Given records:
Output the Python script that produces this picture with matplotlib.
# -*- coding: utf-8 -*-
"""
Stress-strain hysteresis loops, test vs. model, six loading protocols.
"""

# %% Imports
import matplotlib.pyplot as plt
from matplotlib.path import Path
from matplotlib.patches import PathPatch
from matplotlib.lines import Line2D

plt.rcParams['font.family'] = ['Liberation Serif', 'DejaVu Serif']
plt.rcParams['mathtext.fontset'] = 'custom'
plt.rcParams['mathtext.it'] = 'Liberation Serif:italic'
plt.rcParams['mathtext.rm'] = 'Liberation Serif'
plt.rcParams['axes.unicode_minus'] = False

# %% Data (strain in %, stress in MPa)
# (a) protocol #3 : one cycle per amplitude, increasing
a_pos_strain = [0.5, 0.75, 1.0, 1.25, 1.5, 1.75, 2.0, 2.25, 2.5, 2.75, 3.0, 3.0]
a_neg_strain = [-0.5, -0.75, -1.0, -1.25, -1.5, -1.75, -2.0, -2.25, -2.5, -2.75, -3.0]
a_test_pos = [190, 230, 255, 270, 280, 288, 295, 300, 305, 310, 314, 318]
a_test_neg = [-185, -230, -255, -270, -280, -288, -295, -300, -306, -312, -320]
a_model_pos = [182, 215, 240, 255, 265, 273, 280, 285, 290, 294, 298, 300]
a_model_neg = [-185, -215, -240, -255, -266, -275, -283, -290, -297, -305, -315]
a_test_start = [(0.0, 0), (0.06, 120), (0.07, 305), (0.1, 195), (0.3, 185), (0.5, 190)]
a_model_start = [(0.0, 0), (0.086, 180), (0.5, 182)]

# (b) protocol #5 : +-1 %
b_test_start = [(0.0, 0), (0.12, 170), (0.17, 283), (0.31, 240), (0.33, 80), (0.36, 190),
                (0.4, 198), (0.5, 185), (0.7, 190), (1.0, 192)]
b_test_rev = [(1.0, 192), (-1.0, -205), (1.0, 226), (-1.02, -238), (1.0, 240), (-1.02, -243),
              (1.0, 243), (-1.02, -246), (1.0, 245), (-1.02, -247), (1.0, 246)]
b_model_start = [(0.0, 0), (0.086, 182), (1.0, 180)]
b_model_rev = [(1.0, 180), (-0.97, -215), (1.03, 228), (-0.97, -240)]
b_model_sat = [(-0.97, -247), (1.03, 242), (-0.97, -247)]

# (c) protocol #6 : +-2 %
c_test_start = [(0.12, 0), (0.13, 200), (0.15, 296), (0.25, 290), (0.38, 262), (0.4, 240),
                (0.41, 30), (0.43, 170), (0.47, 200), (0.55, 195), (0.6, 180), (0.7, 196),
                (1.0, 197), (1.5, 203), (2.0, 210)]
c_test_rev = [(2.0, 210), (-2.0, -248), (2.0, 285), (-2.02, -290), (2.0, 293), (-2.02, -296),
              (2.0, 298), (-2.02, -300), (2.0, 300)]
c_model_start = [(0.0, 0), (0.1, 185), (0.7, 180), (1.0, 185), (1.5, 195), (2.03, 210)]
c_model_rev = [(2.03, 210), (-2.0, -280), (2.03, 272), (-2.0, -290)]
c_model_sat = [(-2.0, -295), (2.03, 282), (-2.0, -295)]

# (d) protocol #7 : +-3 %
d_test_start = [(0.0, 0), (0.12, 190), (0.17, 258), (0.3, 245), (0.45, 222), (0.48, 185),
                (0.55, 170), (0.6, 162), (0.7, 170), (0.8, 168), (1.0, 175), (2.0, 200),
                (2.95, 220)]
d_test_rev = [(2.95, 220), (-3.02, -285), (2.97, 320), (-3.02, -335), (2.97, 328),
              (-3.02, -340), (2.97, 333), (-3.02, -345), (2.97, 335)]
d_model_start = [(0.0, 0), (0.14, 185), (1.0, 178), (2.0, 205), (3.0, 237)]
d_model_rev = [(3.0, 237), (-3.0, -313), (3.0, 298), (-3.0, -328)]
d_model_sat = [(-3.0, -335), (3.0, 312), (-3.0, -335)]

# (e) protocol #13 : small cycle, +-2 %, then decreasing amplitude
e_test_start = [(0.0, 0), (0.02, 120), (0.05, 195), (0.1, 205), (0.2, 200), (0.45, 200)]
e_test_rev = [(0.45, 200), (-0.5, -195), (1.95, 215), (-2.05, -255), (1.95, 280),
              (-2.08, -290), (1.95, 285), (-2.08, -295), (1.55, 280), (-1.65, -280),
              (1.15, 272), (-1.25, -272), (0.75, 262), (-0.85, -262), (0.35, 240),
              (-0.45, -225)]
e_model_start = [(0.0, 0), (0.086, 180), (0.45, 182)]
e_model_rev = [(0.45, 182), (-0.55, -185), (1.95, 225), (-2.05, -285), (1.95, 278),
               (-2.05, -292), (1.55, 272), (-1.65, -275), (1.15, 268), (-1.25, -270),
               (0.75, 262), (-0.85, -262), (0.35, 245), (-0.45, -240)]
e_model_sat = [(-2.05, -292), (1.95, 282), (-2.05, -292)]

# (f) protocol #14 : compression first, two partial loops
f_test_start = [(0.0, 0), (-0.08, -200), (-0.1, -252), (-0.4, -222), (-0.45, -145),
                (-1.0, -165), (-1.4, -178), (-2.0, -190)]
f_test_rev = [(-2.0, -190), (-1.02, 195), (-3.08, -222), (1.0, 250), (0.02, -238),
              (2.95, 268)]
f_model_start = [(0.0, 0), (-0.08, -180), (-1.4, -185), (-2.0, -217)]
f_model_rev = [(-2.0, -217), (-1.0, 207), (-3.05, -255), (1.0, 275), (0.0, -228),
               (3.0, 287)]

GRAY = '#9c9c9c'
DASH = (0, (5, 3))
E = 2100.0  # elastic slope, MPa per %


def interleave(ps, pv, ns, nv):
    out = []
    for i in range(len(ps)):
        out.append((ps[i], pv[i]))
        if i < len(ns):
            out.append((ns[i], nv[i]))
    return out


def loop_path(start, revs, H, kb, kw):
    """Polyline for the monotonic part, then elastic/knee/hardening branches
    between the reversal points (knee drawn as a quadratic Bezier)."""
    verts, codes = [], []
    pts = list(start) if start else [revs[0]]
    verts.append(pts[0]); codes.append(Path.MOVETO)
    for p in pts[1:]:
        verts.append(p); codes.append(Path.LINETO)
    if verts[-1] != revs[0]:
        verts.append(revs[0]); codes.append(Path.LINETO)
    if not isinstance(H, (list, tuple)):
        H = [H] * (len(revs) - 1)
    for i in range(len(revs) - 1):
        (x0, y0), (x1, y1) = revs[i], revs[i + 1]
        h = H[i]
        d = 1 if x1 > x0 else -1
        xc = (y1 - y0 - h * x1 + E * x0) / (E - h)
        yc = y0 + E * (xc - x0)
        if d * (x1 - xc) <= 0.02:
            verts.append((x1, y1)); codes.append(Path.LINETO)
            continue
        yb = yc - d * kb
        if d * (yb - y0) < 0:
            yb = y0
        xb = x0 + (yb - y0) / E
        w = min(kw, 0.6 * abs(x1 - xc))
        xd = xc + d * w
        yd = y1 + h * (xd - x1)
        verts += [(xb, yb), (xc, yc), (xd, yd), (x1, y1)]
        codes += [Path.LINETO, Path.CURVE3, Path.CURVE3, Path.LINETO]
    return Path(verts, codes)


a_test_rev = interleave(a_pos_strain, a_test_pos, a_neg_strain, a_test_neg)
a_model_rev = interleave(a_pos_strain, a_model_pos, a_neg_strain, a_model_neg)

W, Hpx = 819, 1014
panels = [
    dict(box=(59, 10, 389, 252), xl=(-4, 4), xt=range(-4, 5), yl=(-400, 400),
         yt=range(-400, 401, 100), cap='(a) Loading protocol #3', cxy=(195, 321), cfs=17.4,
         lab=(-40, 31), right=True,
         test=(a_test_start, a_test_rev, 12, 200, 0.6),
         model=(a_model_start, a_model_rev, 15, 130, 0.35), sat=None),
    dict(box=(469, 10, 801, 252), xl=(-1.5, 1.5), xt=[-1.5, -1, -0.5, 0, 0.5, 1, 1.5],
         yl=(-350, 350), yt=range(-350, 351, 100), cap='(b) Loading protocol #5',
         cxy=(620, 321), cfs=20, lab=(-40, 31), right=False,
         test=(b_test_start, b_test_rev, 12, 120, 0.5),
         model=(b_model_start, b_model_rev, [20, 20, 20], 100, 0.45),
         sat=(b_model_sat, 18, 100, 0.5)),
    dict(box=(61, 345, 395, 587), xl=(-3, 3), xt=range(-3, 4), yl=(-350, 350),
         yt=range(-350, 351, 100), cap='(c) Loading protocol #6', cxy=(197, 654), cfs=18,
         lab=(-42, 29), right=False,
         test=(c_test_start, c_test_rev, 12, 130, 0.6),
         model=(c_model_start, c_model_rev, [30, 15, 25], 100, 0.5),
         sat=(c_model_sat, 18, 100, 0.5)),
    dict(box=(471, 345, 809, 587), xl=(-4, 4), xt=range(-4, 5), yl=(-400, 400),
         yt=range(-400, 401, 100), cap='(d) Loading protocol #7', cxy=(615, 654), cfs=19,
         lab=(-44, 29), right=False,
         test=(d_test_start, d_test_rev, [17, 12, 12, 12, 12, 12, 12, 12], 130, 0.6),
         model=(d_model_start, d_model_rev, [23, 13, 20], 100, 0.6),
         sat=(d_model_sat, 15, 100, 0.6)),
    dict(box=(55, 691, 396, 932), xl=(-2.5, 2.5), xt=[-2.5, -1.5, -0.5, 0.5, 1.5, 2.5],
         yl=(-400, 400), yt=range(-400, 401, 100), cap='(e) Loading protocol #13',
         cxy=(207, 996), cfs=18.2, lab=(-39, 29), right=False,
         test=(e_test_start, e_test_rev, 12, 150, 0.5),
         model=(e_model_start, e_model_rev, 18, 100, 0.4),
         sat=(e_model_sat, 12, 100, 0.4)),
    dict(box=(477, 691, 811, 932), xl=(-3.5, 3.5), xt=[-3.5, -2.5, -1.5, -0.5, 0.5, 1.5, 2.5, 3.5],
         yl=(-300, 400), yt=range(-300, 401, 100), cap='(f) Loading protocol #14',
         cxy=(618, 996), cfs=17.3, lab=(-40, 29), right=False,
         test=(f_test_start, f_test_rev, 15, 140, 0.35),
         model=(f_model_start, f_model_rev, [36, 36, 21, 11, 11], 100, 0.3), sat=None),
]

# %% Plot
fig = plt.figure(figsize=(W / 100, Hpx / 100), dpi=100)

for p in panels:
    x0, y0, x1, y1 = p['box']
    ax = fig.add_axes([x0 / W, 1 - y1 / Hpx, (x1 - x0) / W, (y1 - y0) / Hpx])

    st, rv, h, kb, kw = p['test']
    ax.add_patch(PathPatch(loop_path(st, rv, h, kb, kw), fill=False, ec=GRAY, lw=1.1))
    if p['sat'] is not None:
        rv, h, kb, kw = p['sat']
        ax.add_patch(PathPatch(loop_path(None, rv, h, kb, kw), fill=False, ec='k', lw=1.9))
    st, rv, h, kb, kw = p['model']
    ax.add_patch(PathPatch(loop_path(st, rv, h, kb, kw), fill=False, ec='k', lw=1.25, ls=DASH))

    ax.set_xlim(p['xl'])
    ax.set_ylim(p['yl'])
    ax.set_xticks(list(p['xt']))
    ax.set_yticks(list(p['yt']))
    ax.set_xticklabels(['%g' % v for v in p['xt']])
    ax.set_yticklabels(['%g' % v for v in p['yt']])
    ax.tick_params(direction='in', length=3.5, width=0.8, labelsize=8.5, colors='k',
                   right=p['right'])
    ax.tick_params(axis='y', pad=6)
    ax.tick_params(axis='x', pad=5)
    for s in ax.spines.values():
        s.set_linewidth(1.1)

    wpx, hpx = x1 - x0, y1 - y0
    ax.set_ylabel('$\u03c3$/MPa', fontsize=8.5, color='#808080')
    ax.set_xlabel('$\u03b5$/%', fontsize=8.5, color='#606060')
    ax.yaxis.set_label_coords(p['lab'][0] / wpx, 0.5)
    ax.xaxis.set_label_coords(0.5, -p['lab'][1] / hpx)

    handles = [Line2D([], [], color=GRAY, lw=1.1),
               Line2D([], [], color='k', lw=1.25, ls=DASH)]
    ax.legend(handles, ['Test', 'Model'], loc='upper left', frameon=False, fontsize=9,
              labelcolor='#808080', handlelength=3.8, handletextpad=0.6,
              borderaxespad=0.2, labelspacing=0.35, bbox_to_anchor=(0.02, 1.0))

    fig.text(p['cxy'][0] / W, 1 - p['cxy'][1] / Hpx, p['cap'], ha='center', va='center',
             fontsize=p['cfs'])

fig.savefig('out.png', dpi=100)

...

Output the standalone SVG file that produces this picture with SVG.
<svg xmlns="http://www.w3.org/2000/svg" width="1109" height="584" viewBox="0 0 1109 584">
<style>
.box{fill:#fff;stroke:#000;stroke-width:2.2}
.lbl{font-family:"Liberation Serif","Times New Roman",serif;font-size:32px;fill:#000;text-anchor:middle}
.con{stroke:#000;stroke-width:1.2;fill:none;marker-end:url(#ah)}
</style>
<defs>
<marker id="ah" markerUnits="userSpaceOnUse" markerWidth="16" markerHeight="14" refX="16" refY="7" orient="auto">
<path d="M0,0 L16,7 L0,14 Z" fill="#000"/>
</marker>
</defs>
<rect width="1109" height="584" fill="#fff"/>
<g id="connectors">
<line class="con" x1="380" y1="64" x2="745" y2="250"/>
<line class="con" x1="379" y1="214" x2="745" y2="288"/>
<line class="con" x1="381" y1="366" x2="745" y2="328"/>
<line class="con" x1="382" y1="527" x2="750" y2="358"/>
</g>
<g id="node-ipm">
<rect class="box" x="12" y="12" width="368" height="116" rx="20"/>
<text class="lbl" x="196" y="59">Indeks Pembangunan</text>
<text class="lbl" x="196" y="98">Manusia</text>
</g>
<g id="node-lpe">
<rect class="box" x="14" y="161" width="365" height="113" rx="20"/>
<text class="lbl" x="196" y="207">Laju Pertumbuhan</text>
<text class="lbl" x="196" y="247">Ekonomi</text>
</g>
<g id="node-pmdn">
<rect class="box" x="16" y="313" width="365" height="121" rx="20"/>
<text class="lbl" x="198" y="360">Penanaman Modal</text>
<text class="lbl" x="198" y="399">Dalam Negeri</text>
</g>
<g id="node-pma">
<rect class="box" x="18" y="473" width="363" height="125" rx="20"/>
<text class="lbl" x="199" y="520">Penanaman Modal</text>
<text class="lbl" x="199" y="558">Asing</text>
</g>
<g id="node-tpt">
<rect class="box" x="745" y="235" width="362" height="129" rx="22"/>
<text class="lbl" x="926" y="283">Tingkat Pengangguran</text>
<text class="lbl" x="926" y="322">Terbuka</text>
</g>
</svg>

==

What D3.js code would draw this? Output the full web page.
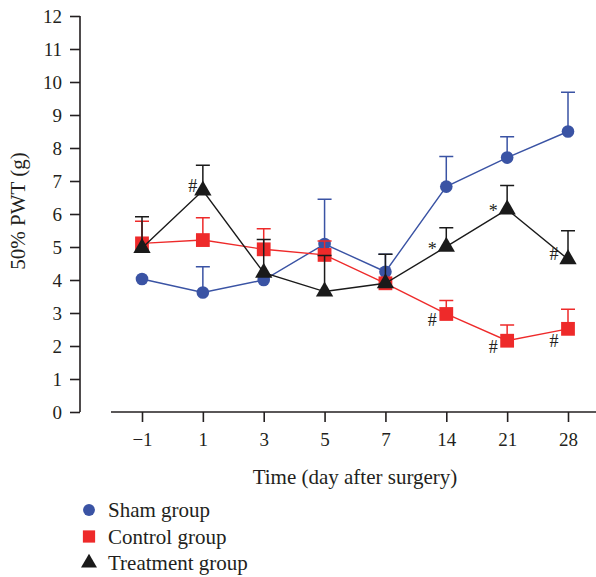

Do this: Pull out all lines from the entries above in which the word "matplotlib" appears.

Full output:
Output the Python script that produces this picture with matplotlib.
import matplotlib.pyplot as plt
from matplotlib.path import Path
from matplotlib.patches import PathPatch
from matplotlib.lines import Line2D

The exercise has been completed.